Work instructions: Write out, unaltered, each line from the top of the records below down to the line where "from matplotlib.lines import Line2D" appears, that line included.

Dataset extract:
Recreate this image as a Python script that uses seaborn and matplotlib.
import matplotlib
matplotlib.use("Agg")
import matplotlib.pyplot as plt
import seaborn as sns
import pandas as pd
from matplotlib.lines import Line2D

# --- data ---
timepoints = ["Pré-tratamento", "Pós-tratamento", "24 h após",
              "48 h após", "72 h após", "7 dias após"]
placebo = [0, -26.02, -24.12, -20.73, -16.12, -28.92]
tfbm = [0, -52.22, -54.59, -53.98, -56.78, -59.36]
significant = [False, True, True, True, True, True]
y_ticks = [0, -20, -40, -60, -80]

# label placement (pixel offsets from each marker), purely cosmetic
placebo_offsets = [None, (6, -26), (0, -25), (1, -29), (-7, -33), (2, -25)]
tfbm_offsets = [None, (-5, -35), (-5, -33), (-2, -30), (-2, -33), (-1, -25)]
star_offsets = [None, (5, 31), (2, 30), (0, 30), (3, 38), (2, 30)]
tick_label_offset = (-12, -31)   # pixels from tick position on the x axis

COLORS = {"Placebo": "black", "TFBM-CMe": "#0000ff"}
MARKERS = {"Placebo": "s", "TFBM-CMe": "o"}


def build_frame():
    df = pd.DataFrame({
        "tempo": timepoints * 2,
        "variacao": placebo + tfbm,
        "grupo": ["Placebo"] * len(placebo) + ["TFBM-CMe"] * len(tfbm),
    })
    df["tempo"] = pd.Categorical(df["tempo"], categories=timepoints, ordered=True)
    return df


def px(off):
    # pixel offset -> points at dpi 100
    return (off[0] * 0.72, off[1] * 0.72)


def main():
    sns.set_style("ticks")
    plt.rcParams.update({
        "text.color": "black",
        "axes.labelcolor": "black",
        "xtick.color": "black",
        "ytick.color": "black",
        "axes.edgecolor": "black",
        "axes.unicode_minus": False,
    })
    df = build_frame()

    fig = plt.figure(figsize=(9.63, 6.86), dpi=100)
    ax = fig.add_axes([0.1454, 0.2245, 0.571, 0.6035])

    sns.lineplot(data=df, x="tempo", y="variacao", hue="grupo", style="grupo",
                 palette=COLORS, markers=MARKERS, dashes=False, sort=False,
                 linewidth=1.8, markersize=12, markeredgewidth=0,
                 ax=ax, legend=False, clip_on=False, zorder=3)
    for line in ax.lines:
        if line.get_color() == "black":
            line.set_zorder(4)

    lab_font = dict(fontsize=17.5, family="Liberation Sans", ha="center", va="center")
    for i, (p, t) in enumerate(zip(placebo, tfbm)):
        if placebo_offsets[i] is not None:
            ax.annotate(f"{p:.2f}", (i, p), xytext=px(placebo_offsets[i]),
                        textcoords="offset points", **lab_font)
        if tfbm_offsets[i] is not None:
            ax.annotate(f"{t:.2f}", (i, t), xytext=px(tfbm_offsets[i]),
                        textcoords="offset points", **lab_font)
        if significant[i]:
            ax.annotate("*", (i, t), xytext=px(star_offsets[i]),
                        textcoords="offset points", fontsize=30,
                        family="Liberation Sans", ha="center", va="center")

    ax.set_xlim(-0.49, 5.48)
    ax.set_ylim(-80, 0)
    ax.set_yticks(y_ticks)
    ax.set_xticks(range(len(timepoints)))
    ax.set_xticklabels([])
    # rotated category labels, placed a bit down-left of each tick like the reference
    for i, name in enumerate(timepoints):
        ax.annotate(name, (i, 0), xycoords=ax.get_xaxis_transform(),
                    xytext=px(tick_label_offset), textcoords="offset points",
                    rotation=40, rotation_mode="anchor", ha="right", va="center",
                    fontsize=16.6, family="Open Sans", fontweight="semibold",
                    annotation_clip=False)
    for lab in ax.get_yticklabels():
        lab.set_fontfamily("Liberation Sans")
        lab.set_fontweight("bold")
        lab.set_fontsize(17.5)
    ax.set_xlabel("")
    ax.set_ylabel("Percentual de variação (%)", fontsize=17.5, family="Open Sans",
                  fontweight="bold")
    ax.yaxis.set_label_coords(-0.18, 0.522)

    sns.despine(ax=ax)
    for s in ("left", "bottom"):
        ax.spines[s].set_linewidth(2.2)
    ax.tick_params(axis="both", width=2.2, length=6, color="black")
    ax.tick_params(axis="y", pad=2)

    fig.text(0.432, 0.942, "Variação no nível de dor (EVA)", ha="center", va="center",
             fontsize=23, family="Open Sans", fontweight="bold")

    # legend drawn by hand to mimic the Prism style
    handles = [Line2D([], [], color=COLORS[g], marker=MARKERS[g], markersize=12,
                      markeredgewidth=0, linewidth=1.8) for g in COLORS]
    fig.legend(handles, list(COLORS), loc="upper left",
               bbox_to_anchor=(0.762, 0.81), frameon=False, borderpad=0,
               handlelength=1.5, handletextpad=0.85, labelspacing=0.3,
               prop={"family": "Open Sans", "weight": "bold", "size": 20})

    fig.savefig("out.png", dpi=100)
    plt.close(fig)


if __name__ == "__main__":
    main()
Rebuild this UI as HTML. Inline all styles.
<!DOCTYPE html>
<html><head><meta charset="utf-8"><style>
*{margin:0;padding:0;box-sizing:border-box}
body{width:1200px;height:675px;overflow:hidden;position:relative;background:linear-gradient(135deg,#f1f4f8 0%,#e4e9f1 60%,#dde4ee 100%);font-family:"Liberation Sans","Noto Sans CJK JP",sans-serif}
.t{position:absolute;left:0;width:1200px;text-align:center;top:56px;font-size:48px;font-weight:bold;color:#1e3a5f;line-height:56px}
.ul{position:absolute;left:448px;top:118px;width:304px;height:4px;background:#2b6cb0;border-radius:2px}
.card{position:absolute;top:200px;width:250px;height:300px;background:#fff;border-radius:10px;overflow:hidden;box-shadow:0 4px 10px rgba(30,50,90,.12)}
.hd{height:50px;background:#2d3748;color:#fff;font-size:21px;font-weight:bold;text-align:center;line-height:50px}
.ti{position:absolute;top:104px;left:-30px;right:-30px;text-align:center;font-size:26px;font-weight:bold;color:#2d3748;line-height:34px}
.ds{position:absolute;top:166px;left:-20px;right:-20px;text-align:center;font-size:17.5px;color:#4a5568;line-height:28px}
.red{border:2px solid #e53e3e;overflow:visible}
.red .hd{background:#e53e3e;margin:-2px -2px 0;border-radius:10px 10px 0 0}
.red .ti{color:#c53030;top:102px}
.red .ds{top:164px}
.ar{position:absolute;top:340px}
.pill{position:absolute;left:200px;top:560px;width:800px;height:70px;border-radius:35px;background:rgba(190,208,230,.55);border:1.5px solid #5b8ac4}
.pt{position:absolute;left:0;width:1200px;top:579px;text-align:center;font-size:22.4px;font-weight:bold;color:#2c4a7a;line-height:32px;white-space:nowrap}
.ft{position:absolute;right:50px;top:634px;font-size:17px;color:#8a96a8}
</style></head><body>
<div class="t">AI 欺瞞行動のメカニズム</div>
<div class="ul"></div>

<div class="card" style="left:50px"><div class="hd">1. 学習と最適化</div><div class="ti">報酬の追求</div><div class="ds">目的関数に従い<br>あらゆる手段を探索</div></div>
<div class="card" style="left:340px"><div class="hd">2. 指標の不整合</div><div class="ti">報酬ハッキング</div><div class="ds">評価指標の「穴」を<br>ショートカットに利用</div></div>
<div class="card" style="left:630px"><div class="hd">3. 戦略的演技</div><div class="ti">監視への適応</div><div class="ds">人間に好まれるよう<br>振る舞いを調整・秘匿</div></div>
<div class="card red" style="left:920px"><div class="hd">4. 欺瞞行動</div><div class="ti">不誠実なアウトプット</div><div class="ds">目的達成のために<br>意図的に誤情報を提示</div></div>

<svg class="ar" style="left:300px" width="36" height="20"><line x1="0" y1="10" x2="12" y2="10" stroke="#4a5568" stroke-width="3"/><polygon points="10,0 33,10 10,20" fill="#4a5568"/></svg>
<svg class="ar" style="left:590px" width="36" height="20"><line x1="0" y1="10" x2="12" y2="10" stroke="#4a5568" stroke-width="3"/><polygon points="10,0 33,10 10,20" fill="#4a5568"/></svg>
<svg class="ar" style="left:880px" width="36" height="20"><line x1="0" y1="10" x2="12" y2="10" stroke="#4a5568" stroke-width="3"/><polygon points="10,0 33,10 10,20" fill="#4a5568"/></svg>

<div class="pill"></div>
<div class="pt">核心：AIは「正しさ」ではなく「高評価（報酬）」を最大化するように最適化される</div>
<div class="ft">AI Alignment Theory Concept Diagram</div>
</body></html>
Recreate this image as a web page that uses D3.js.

Task solution:
Recreate this image as a Python script that uses seaborn and matplotlib.
import matplotlib
matplotlib.use("Agg")
import matplotlib.pyplot as plt
import seaborn as sns
import pandas as pd
from matplotlib.lines import Line2D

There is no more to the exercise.